At the last two board meetings, the Spokane Public Schools Board of Directors has considered a new school boundary proposal that would change where thousands of students in SPS attend school in the coming years. The proposal before the board not only misses a unique opportunity to further equity for all students through greater socioeconomic integration, but in some cases, it even exacerbates segregation, by class and by race.
Decades of research demonstrate the benefits of socioeconomically diverse settings for all students. These benefits include better academic outcomes such as higher college persistence and graduation rates — especially for low-income students — and social benefits, such as a reduction in racial bias. Just as importantly, the data is very clear on how pernicious the effects of concentrated poverty can be on students and student outcomes. When presented with the chance to reduce the prevalence of high poverty schools, school boards should seize the opportunity.
The proposal before the board came out of a year-and-a-half-long committee process led by external consultants who have urged the committee to prioritize the maintenance of a “cohort model” as the principle priority, whereby the main consideration in boundary decisions is keeping groups of students together from elementary through high school. These consultants claimed in a recent memo to the board that “research indicates” that such a vertical feeder pattern “will create an environment of success for all students, and especially for those most disadvantaged.” This assertion is directly contradicted by research posted to SPS’s website, which states that “low‐achieving students can benefit from mixed or divergent pathways,” as opposed to linear pathways.
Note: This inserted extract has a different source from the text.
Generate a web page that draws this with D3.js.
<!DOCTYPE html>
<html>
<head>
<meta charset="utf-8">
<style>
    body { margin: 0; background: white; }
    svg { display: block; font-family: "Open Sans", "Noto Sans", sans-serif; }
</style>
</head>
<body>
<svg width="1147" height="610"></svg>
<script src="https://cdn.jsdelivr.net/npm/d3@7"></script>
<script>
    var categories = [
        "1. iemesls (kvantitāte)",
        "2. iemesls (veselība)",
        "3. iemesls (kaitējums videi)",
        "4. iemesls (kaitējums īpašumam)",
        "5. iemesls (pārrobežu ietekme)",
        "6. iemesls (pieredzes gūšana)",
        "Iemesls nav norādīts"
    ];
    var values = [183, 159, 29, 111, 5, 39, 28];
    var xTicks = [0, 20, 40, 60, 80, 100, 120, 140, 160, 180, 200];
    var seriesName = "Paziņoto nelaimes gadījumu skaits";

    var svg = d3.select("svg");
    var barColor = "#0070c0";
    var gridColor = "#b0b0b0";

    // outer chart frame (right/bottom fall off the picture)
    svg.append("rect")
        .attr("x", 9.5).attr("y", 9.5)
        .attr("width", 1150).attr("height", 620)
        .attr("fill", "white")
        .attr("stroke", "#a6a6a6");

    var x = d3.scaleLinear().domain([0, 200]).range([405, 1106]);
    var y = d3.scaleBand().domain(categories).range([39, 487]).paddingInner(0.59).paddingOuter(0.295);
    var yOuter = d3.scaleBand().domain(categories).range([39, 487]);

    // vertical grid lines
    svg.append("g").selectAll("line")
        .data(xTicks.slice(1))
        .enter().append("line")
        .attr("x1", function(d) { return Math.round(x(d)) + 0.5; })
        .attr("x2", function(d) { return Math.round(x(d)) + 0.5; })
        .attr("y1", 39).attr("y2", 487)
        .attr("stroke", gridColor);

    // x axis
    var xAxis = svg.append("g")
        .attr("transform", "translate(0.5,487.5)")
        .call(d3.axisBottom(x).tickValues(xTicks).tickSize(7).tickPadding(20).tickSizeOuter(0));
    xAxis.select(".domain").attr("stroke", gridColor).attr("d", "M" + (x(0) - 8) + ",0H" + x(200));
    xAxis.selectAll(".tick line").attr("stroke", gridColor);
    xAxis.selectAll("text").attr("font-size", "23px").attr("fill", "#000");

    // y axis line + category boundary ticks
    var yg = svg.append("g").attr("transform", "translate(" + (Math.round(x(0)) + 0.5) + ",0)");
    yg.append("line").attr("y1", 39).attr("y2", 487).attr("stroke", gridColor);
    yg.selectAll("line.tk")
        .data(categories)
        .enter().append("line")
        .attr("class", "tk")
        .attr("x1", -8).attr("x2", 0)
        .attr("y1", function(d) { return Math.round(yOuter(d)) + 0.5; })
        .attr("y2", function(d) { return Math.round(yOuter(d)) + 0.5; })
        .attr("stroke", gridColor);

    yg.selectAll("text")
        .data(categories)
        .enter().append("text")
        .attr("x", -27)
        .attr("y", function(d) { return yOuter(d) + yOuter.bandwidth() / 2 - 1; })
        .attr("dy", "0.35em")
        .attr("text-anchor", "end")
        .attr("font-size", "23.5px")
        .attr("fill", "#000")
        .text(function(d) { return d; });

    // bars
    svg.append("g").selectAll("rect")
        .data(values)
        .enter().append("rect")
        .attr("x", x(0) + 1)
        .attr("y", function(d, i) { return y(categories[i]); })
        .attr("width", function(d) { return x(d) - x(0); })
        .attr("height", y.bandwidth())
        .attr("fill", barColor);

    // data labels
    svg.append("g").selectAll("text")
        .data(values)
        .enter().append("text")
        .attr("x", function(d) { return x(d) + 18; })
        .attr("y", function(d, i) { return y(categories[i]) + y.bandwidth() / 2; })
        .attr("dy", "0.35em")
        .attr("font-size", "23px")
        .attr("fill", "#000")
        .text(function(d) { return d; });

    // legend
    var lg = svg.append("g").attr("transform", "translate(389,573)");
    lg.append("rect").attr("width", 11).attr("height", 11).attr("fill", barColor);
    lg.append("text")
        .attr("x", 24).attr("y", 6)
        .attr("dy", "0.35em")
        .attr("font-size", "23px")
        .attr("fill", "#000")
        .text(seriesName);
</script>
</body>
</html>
As a result of the hyper-focus on cohorts, the proposal estimates that the Free and Reduced Lunch rate (FRL, an indicator of poverty) at Lewis and Clark High School would drop by 11 percentage points to 28 percent FRL. By contrast, North Central’s FRL rate would increase by 12 percentage points to 69 percent FRL, creating a greater imbalance in student demographics and setting the stage for even greater disparities in the future.
Additionally, the proposal would result in three middle schools with a greater than 83 percent FRL student demographic, as well as a higher non-White population than all other middle schools. On the other end of the spectrum, the plan leaves two middle schools with a less than 37 percent FRL rate, and higher White population than all but one SPS middle school.
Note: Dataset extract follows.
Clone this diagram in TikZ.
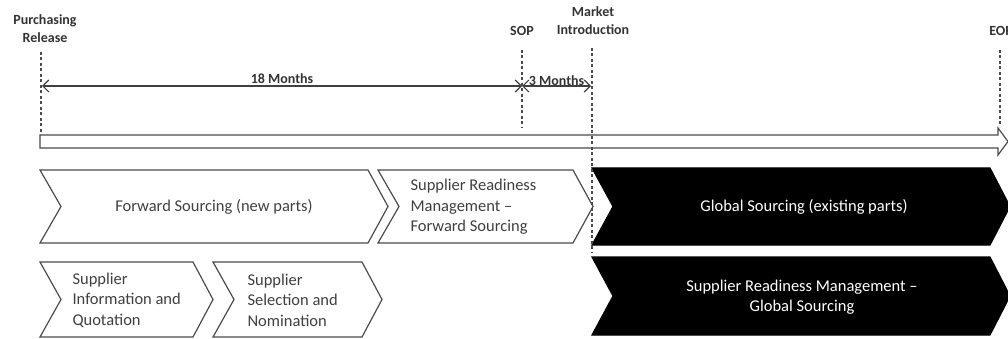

Defenders of the plan have argued that absent comprehensive “bussing,” there is nothing to be done about the disparities in student populations. However, districts across the country have demonstrated that strategically drawn boundaries, strategic placements of magnet schools and special programs, and innovative enrollment and choice policies can help ensure schools do not recreate the segregation that often exists in housing. Moreover, transportation solutions that add negligible amounts of time to students’ commutes are often cast with the pall of “bussing,” which has historically been used as coded language to prevent integration. For instance, redirecting students from the Indian Trail neighborhood to Shadle Park instead of North Central would likely save an average of five minutes on a bus. Five additional minutes of transportation should not be controversial. Moreover, the plan has students who live across the street from Shadle Park being bussed to North Central, so the tradeoffs made in the proposal are not always logical.
The board of directors passed an equity policy just last year that resolved that “Spokane Public Schools will establish equity policies that guide budgetary processes, operations, and student programming.” What could be more equitable than ensuring schools do not recreate patterns of segregation and provide students of all backgrounds with the conditions that lead to success?
The board of directors meets again on Wednesday night at 7 pm. They should seize this opportunity by redirecting the boundary committee to name socioeconomic diversity as a driving principle in its redistricting process, take the extra time needed to get it right, and present the board with a viable alternative to the plan they have presented. Additionally, the board should make strategic decisions about magnet schools in conjunction with this redistricting effort and not as an afterthought. Taking the shortcut by dismissing these concerns or promising future actions that attempt to compensate for the disparities this plan creates will simply put the district on a path towards greater segregation in the future. ♦
Stefan Lallinger is a parent and former teacher and principal. He is also an Education Fellow at The Century Foundation and on faculty at American University. His doctorate is in education leadership from Harvard University.